Go through the data below and gather each line containing "chart".

Plotting code records:

■ ■ ■ ■ ■

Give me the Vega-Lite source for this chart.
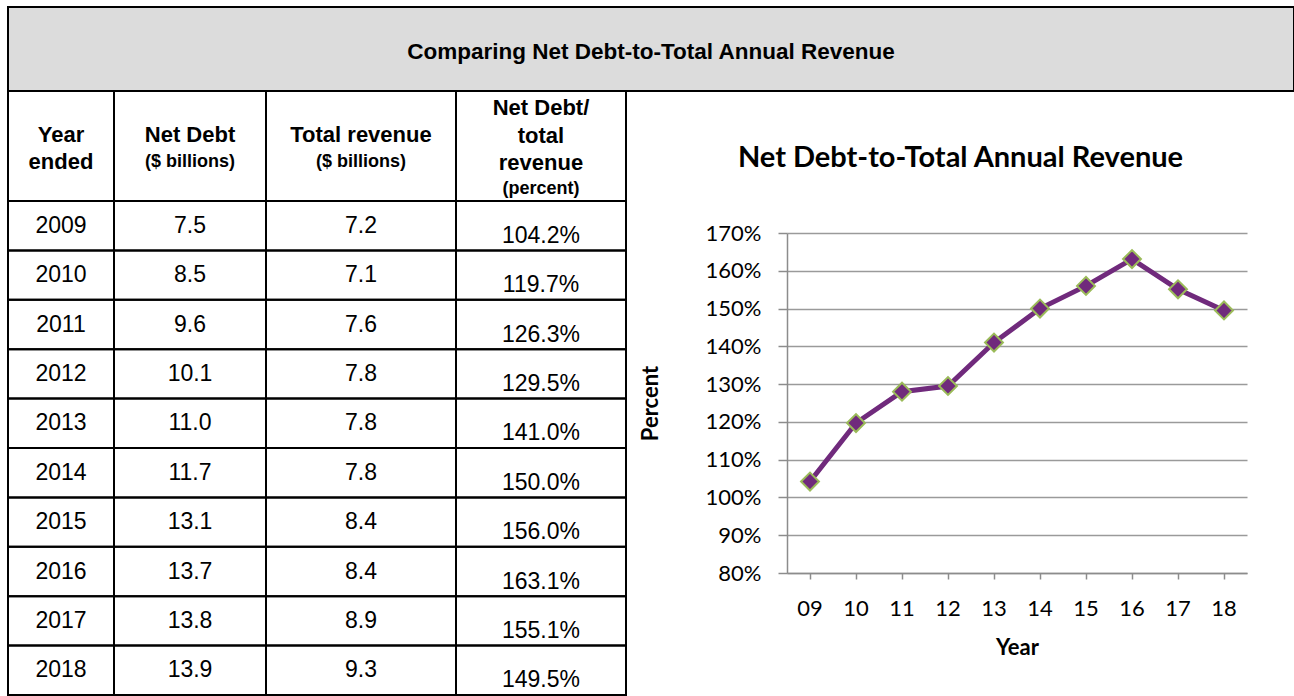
{
  "$schema": "https://vega.github.io/schema/vega-lite/v6.json",
  "padding": {"left": 6, "top": 6, "right": 0, "bottom": 0},
  "background": "white",
  "spacing": 0,
  "bounds": "flush",
  "config": {
    "view": {"stroke": "black", "strokeWidth": 2},
    "text": {"font": "Liberation Sans", "fontSize": 22, "color": "#000000"}
  },
  "datasets": {
    "rows": [
      {"year": 2009, "yy": "09", "net_debt": 7.5, "revenue": 7.2, "ratio": 1.042, "plotted": 1.042},
      {"year": 2010, "yy": "10", "net_debt": 8.5, "revenue": 7.1, "ratio": 1.197, "plotted": 1.197},
      {"year": 2011, "yy": "11", "net_debt": 9.6, "revenue": 7.6, "ratio": 1.263, "plotted": 1.28},
      {"year": 2012, "yy": "12", "net_debt": 10.1, "revenue": 7.8, "ratio": 1.295, "plotted": 1.295},
      {"year": 2013, "yy": "13", "net_debt": 11.0, "revenue": 7.8, "ratio": 1.41, "plotted": 1.41},
      {"year": 2014, "yy": "14", "net_debt": 11.7, "revenue": 7.8, "ratio": 1.5, "plotted": 1.5},
      {"year": 2015, "yy": "15", "net_debt": 13.1, "revenue": 8.4, "ratio": 1.56, "plotted": 1.56},
      {"year": 2016, "yy": "16", "net_debt": 13.7, "revenue": 8.4, "ratio": 1.631, "plotted": 1.631},
      {"year": 2017, "yy": "17", "net_debt": 13.8, "revenue": 8.9, "ratio": 1.551, "plotted": 1.551},
      {"year": 2018, "yy": "18", "net_debt": 13.9, "revenue": 9.3, "ratio": 1.495, "plotted": 1.495}
    ]
  },
  "vconcat": [
    {
      "width": 1286,
      "height": 84,
      "view": {"fill": "#dcdcdc", "stroke": "black", "strokeWidth": 2},
      "data": {"values": [{}]},
      "mark": {"type": "text", "text": "Comparing Net Debt-to-Total Annual Revenue", "fontWeight": "bold", "fontSize": 22.5, "baseline": "middle", "dy": 3},
      "encoding": {}
    },
    {
      "columns": 5,
      "spacing": 0,
      "bounds": "flush",
      "align": "each",
      "concat": [
        {
          "width": 106, "height": 110, "data": {"values": [{}]},
          "view": {"stroke": "black", "strokeWidth": 2},
          "layer": [
            {"mark": {"type": "text", "text": "Year", "fontWeight": "bold", "fontSize": 22, "baseline": "middle", "dy": -11}, "encoding": {}},
            {"mark": {"type": "text", "text": "ended", "fontWeight": "bold", "fontSize": 22, "baseline": "middle", "dy": 16}, "encoding": {}}
          ]
        },
        {
          "width": 152, "height": 110, "data": {"values": [{}]},
          "view": {"stroke": "black", "strokeWidth": 2},
          "layer": [
            {"mark": {"type": "text", "text": "Net Debt", "fontWeight": "bold", "fontSize": 22, "baseline": "middle", "dy": -11}, "encoding": {}},
            {"mark": {"type": "text", "text": "($ billions)", "fontWeight": "bold", "fontSize": 18, "baseline": "middle", "dy": 16}, "encoding": {}}
          ]
        },
        {
          "width": 190, "height": 110, "data": {"values": [{}]},
          "view": {"stroke": "black", "strokeWidth": 2},
          "layer": [
            {"mark": {"type": "text", "text": "Total revenue", "fontWeight": "bold", "fontSize": 22, "baseline": "middle", "dy": -11}, "encoding": {}},
            {"mark": {"type": "text", "text": "($ billions)", "fontWeight": "bold", "fontSize": 18, "baseline": "middle", "dy": 16}, "encoding": {}}
          ]
        },
        {
          "width": 170, "height": 110, "data": {"values": [{}]},
          "view": {"stroke": "black", "strokeWidth": 2},
          "layer": [
            {"mark": {"type": "text", "text": "Net Debt/", "fontWeight": "bold", "fontSize": 22, "baseline": "middle", "dy": -38}, "encoding": {}},
            {"mark": {"type": "text", "text": "total", "fontWeight": "bold", "fontSize": 22, "baseline": "middle", "dy": -10}, "encoding": {}},
            {"mark": {"type": "text", "text": "revenue", "fontWeight": "bold", "fontSize": 22, "baseline": "middle", "dy": 17}, "encoding": {}},
            {"mark": {"type": "text", "text": "(percent)", "fontWeight": "bold", "fontSize": 18, "baseline": "middle", "dy": 43}, "encoding": {}}
          ]
        },
        {
          "width": 669, "height": 110, "data": {"values": [{}]},
          "view": {"stroke": null},
          "mark": {"type": "text", "text": "Net Debt-to-Total Annual Revenue", "font": "Lato", "fontSize": 29, "fontWeight": "bold", "baseline": "middle", "dy": 12},
          "encoding": {}
        },
        {
          "width": 106, "height": 494, "data": {"name": "rows"},
          "view": {"stroke": "black", "strokeWidth": 2},
          "encoding": {"y": {"field": "year", "type": "ordinal", "axis": null, "scale": {"paddingInner": 0, "paddingOuter": 0}}},
          "layer": [
            {"mark": {"type": "rect", "fill": "transparent", "stroke": "black", "strokeWidth": 2}},
            {"mark": {"type": "text", "fontSize": 23, "baseline": "middle"}, "encoding": {"text": {"field": "year", "type": "nominal"}}}
          ]
        },
        {
          "width": 152, "height": 494, "data": {"name": "rows"},
          "view": {"stroke": "black", "strokeWidth": 2},
          "encoding": {"y": {"field": "year", "type": "ordinal", "axis": null, "scale": {"paddingInner": 0, "paddingOuter": 0}}},
          "layer": [
            {"mark": {"type": "rect", "fill": "transparent", "stroke": "black", "strokeWidth": 2}},
            {"mark": {"type": "text", "fontSize": 23, "baseline": "middle"}, "encoding": {"text": {"field": "net_debt", "type": "quantitative", "format": ".1f"}}}
          ]
        },
        {
          "width": 190, "height": 494, "data": {"name": "rows"},
          "view": {"stroke": "black", "strokeWidth": 2},
          "encoding": {"y": {"field": "year", "type": "ordinal", "axis": null, "scale": {"paddingInner": 0, "paddingOuter": 0}}},
          "layer": [
            {"mark": {"type": "rect", "fill": "transparent", "stroke": "black", "strokeWidth": 2}},
            {"mark": {"type": "text", "fontSize": 23, "baseline": "middle"}, "encoding": {"text": {"field": "revenue", "type": "quantitative", "format": ".1f"}}}
          ]
        },
        {
          "width": 170, "height": 494, "data": {"name": "rows"},
          "view": {"stroke": "black", "strokeWidth": 2},
          "encoding": {"y": {"field": "year", "type": "ordinal", "axis": null, "scale": {"paddingInner": 0, "paddingOuter": 0}}},
          "layer": [
            {"mark": {"type": "rect", "fill": "transparent", "stroke": "black", "strokeWidth": 2}},
            {"mark": {"type": "text", "fontSize": 23, "baseline": "middle", "dy": 10}, "encoding": {"text": {"field": "ratio", "type": "quantitative", "format": ".1%"}}}
          ]
        },
        {
          "width": 669,
          "height": 494,
          "view": {"stroke": null},
          "data": {"name": "rows"},
          "encoding": {
            "x": {
              "field": "yy", "type": "ordinal",
              "scale": {"type": "band", "range": [161, 621], "paddingInner": 0, "paddingOuter": 0},
              "axis": {"title": "Year", "titleFont": "Lato", "titleFontWeight": "bold", "titleFontSize": 22, "titleColor": "#000000", "titlePadding": 18,
                       "labelFont": "Lato", "labelFontSize": 22, "labelColor": "#000000", "labelAngle": 0, "labelPadding": 19,
                       "tickSize": 6, "tickColor": "#8c8c8c", "tickWidth": 1.5, "domainColor": "#8c8c8c", "domainWidth": 1.5,
                       "offset": -122, "grid": false}
            },
            "y": {
              "field": "plotted", "type": "quantitative",
              "scale": {"domain": [0.8, 1.7], "range": [372, 32], "zero": false, "nice": false},
              "axis": {"title": "Percent", "titleFont": "Lato", "titleFontWeight": "bold", "titleFontSize": 22, "titleColor": "#000000", "titlePadding": 43,
                       "values": [0.8, 0.9, 1.0, 1.1, 1.2, 1.3, 1.4, 1.5, 1.6, 1.7], "format": ".0%",
                       "labelFont": "Lato", "labelFontSize": 22, "labelColor": "#000000", "labelPadding": 17,
                       "tickSize": 9, "tickColor": "#8c8c8c", "tickWidth": 1.5, "domainColor": "#8c8c8c", "domainWidth": 1.5,
                       "grid": true, "gridColor": "#9a9a9a", "gridWidth": 1.5, "offset": -161}
            }
          },
          "layer": [
            {"mark": {"type": "line", "color": "#702a7c", "strokeWidth": 5}},
            {"mark": {"type": "point", "shape": "diamond", "size": 320, "filled": true, "fill": "#702a7c", "stroke": "#9bbb59", "strokeWidth": 2, "opacity": 1}}
          ]
        }
      ]
    }
  ]
}
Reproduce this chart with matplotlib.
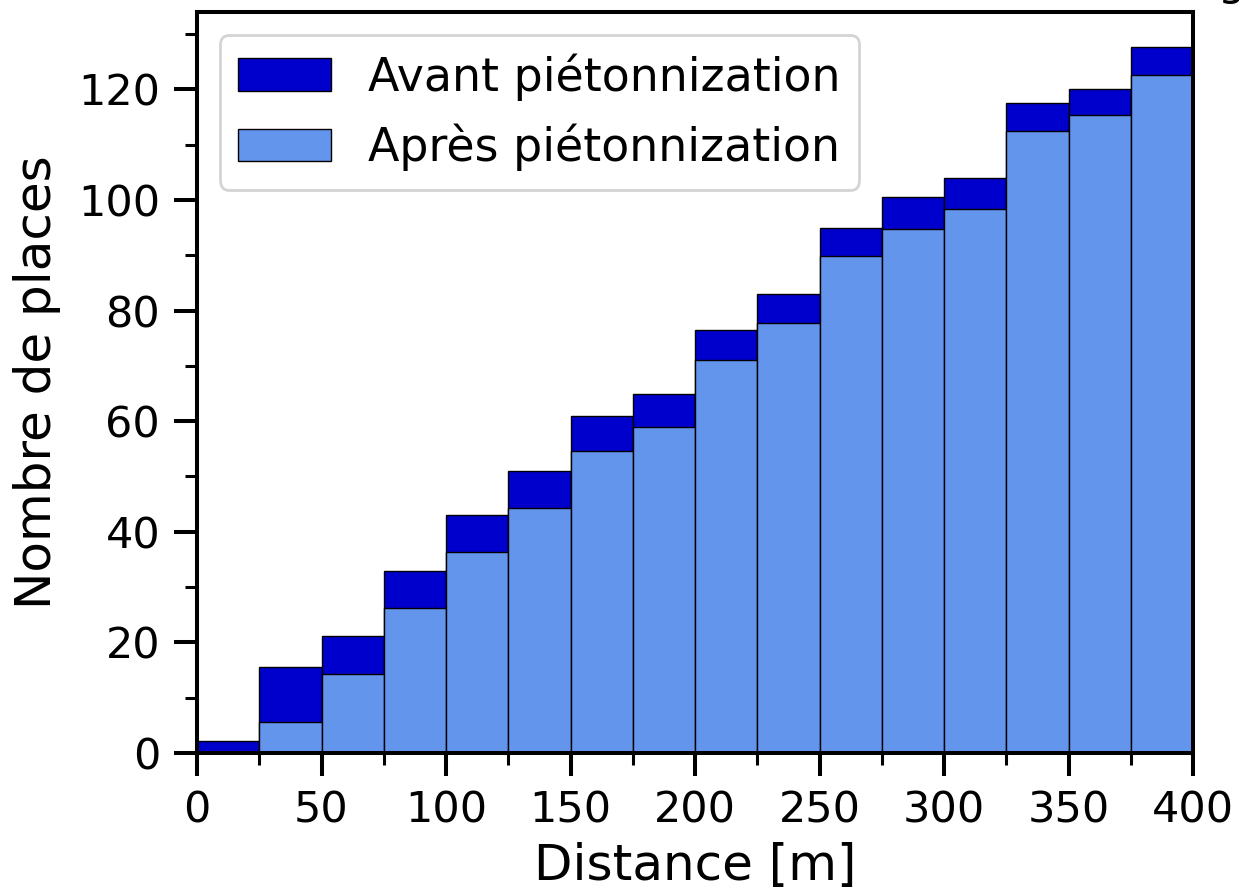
import matplotlib
matplotlib.use("Agg")
import matplotlib.pyplot as plt
from matplotlib.ticker import MultipleLocator

bin_edges = [0, 25, 50, 75, 100, 125, 150, 175, 200, 225, 250, 275, 300, 325, 350, 375]
bin_width = 25
avant = [2.2, 15.5, 21.1, 33, 43, 51, 61, 65, 76.5, 83, 95, 100.5, 104, 117.5, 120, 127.7]
apres = [0, 5.6, 14.3, 26.3, 36.3, 44.3, 54.7, 59, 71, 77.7, 89.8, 94.8, 98.4, 112.5, 115.3, 122.6]
labels = ["Avant piétonnization", "Après piétonnization"]
colors = ["#0000CD", "#6495ED"]

fig = plt.figure(figsize=(12.39, 8.89), dpi=100)
ax = fig.add_axes([0.159, 0.153, 0.804, 0.8335])

ax.bar(bin_edges, avant, width=bin_width, align="edge", color=colors[0],
       edgecolor="black", linewidth=1.0, label=labels[0])
ax.bar(bin_edges, apres, width=bin_width, align="edge", color=colors[1],
       edgecolor="black", linewidth=1.0, label=labels[1])

ax.set_xlim(0, 400)
ax.set_ylim(0, 134)
ax.xaxis.set_major_locator(MultipleLocator(50))
ax.xaxis.set_minor_locator(MultipleLocator(25))
ax.yaxis.set_major_locator(MultipleLocator(20))
ax.yaxis.set_minor_locator(MultipleLocator(10))

for s in ax.spines.values():
    s.set_linewidth(2.9)
ax.tick_params(which="major", length=16.5, width=2.9, labelsize=31, pad=10)
ax.tick_params(which="minor", length=8.5, width=2.2)

ax.set_xlabel("Distance [m]", fontsize=36, labelpad=7)
ax.set_ylabel("Nombre de places", fontsize=36, labelpad=12)

leg = ax.legend(loc="upper left", fontsize=33, handlelength=2.03, handleheight=0.72,
                borderaxespad=0.5, frameon=True, fancybox=True, framealpha=1,
                handletextpad=0.8, labelspacing=0.5)
leg.get_frame().set_edgecolor("#d4d4d4")
leg.get_frame().set_linewidth(2.0)

fig.text(0.9935, 1.006, "g", fontsize=31, ha="center", va="baseline")

fig.savefig("out.png", dpi=100)
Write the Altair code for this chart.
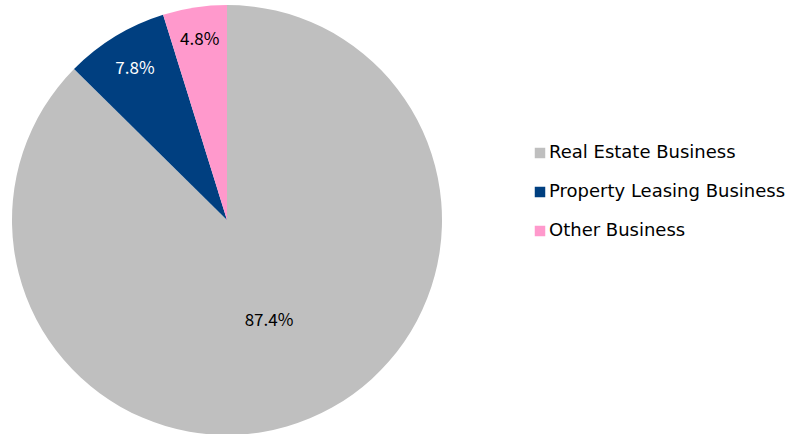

■ ■ ■ ■ ■

TASK RESPONSE:
Give me the Vega-Lite source for this chart.
Reproduce this chart with matplotlib.
Write the Altair code for this chart.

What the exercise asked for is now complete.